Page:Revue des Deux Mondes - 1917 - tome 40.djvu/623

Le texte de cette page a été corrigé et est conforme au fac-similé.

s’ordonnent et se répartissent parmi les champs de neige, plus haut, par régimens entiers. Détournez d’eux vos regards pour un instant : ils disparaissent absorbés dans l’immensité des choses, longtemps avant d’atteindre le soulèvement des murs de rocs où commencent les montagnes et le combat.

Il n’existe aucune échelle sur quoi l’on puisse se régler. Les plus gros obus font une tache pas plus grosse qu’un moucheron, au coin d’un pli d’ondulation sur le bord d’un champ de neige. Une caserne pour deux cents hommes est un nid d’hirondelle plâtré sous le rebord d’un toit et n’est visible que quand la lumière est bonne, — la même lumière qui révèle la toile d’araignée brillante formée par les fils d’acier tendus à travers les abîmes et qui sont le chemin de fer aérien destiné au ravitaillement de ce poste. Quelques-unes de ces lignes ne travaillent que la nuit, quand les bannes qui glissent suspendues aux fils de fer ne peuvent pas être bombardées. D’autres, en perpétuelle activité, bourdonnent tout le jour contre les fentes et les cheminées du roc, avec leur chargement de matériaux de construction, de vivres, de munitions, et les lettres bénies du foyer, ou bien un précieux fardeau de blessés, deux à la fois, qu’on fait glisser, ainsi jusqu’en bas après quelque combat sur la crête même.

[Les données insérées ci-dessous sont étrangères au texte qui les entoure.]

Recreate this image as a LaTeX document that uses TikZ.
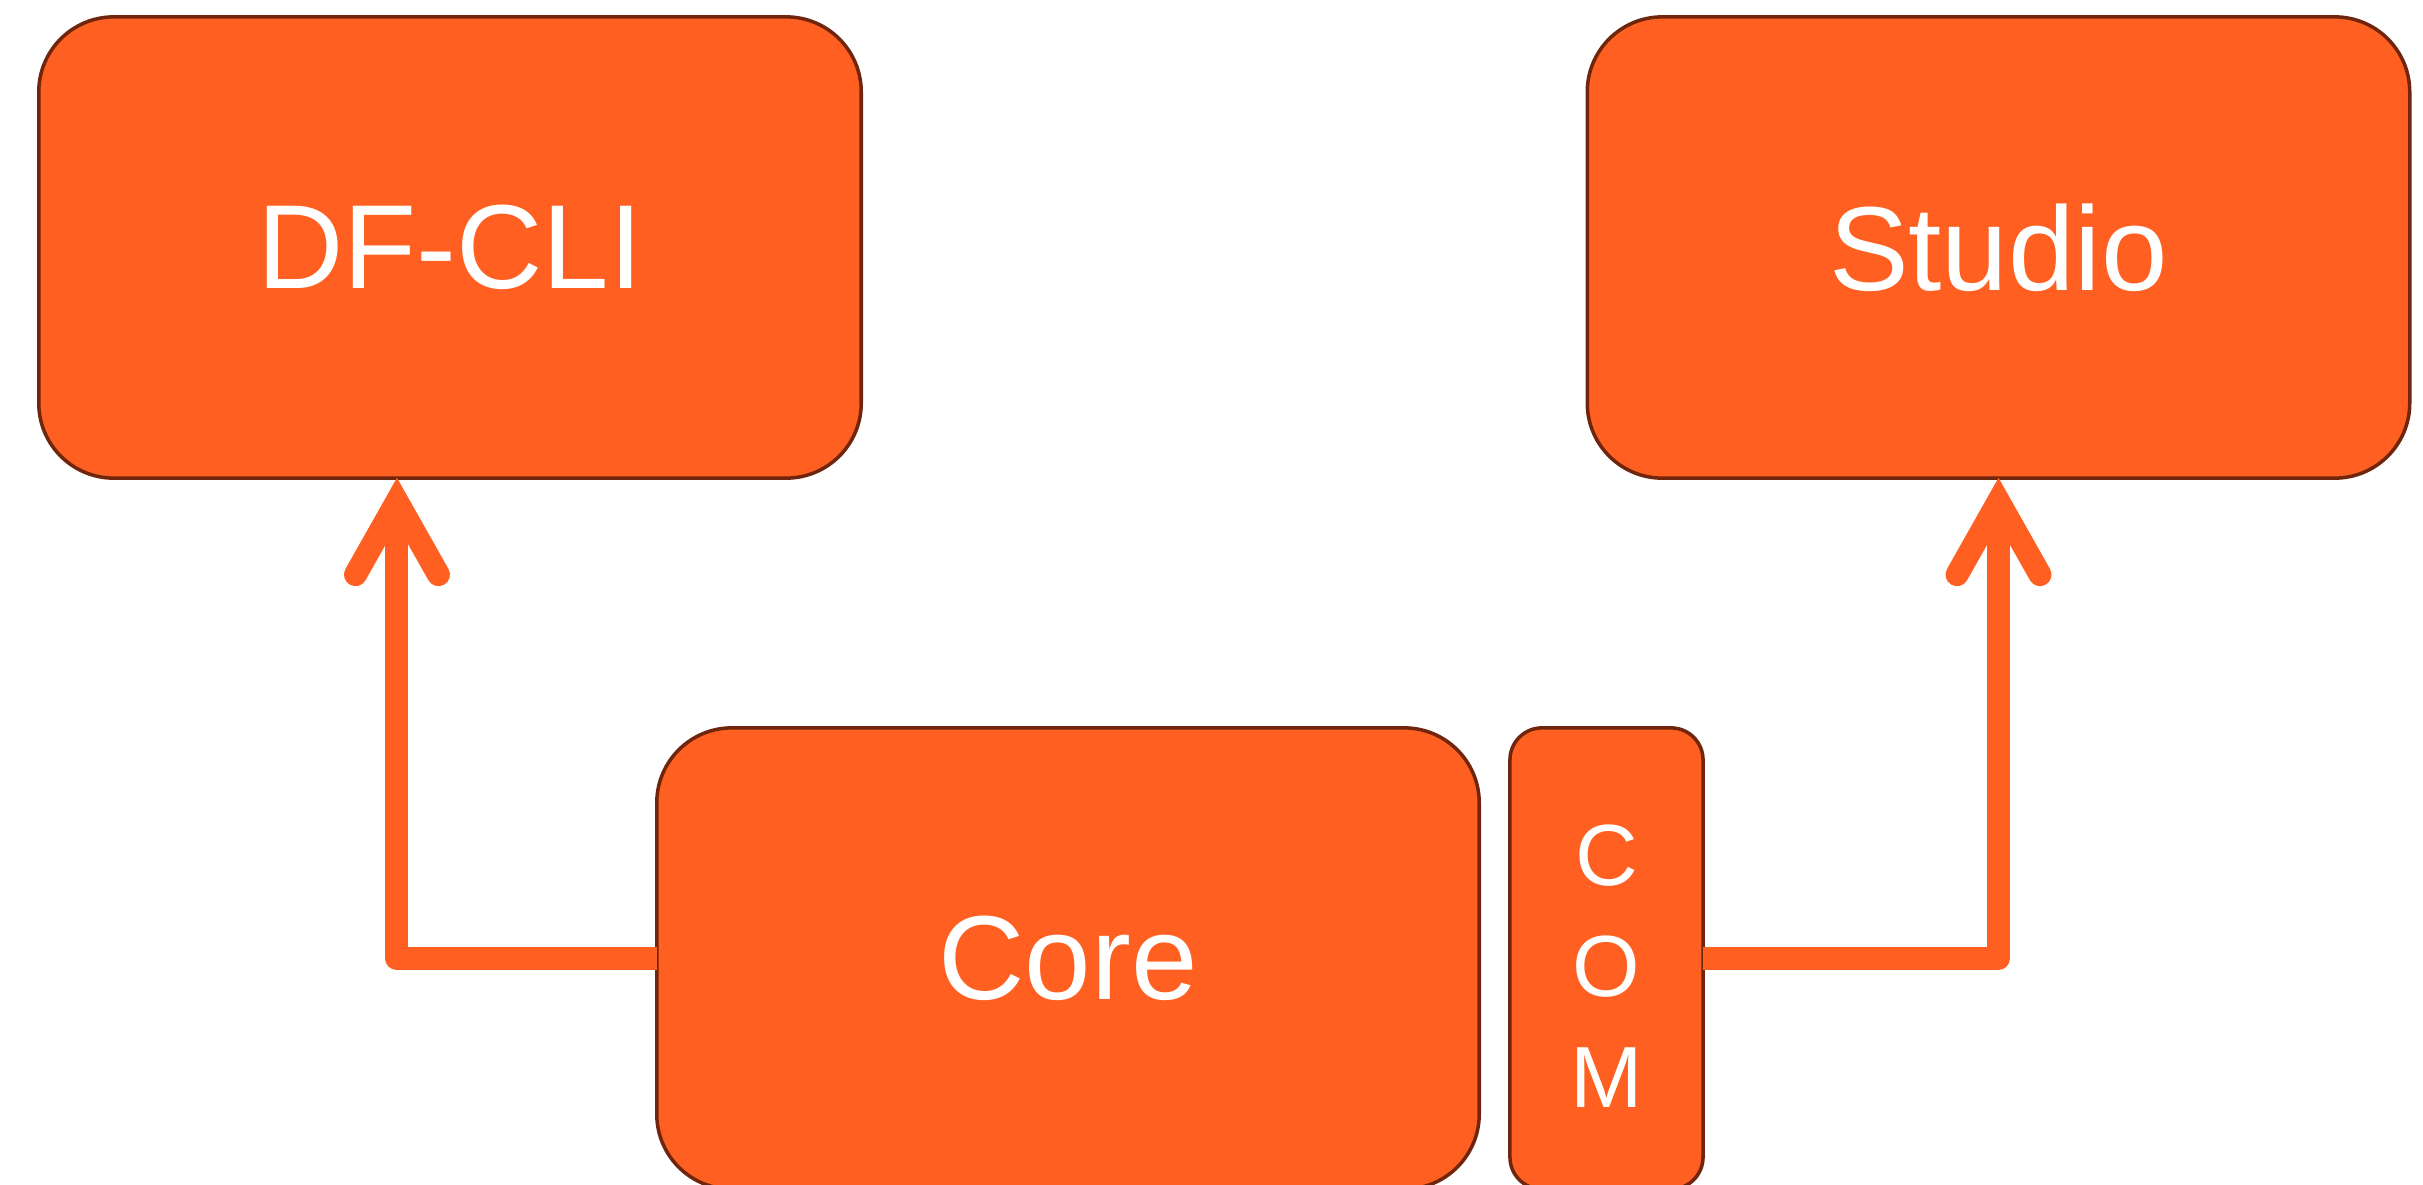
\documentclass[tikz,border=0pt]{standalone}
\usepackage{fontspec}
\setmainfont{Liberation Sans}
\usetikzlibrary{calc}

\definecolor{boxfill}{RGB}{255,96,33}
\definecolor{boxline}{RGB}{112,38,12}

\tikzset{
  block/.style={
    rectangle, rounded corners=0.75cm, draw=boxline, line width=1pt,
    fill=boxfill, text=white, inner sep=0pt, outer sep=0pt,
    minimum width=8.22cm, minimum height=4.61cm,
    font=\fontsize{34}{40}\selectfont
  },
  slimblock/.style={
    block, rounded corners=0.32cm, minimum width=1.93cm
  },
  slimtext/.style={
    text=white, align=center, inner sep=0pt, yshift=-0.08cm,
    font=\fontsize{24.7}{31.6}\selectfont
  },
  link/.style={draw=boxfill, line width=6.54pt, line join=round, line cap=butt},
  barb/.style={draw=boxfill, line width=6.54pt, line join=miter, line cap=round}
}

\begin{document}
\begin{tikzpicture}[x=0.01cm, y=-0.01cm]
  \useasboundingbox (0,0) rectangle (2423,1184);

  % application blocks
  \node[block] (dfcli)  at (450,247.5)    {DF-CLI};
  \node[block] (studio) at (1998.5,247.5) {Studio};
  \node[block] (core)   at (1068,958.5)   {Core};
  \node[slimblock, label={[slimtext]center:C\\O\\M}] (com) at (1606.5,958.5) {};

  % arrow tip points just below the target blocks
  \coordinate (tipL) at ([xshift=-0.53cm, yshift=-0.23cm]dfcli.south);
  \coordinate (tipR) at ([yshift=-0.23cm]studio.south);

  % connectors
  \draw[link] (core.west) -| (tipL);
  \draw[barb] ([shift={(-41.5,73.5)}]tipL) -- (tipL) -- ([shift={(41.5,73.5)}]tipL);

  \draw[link] (com.east) -| (tipR);
  \draw[barb] ([shift={(-41.5,73.5)}]tipR) -- (tipR) -- ([shift={(41.5,73.5)}]tipR);
\end{tikzpicture}
\end{document}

Depuis ce fil métallique et sa banne jusqu’à la mule qui porte deux cents livres, au camion ou au chariot de cinq tonnes, à la tête de ligne, tout passe par là de ce qui monte à ce champ de bataille ou en descend. Exceptez-en les gros canons : ceux-ci arrivent à leur place exacte par les mêmes moyens qui servirent à la construction de Rome.

On ne se lasse pas de m’expliquer et de me réexpliquer la question des transports ; on me donne les poids, les mesures, les distances et la ration moyenne des troupes par tête et par jour. Le système italien n’est pas le même que le nôtre. Il semble n’avoir pas notre abondance de formalités et d’entraves, non plus que nos palais peuplés d’employés en kaki paraphant les feuilles de papier en quadruple expédition.

— Des formalités et de la paperasserie, oh ! nous en avons, nous aussi : nous en avons autant qu’on peut en avoir ; seulement c’est dans les villes qu’elles fleurissent : elles ne poussent pas bien dans la neige.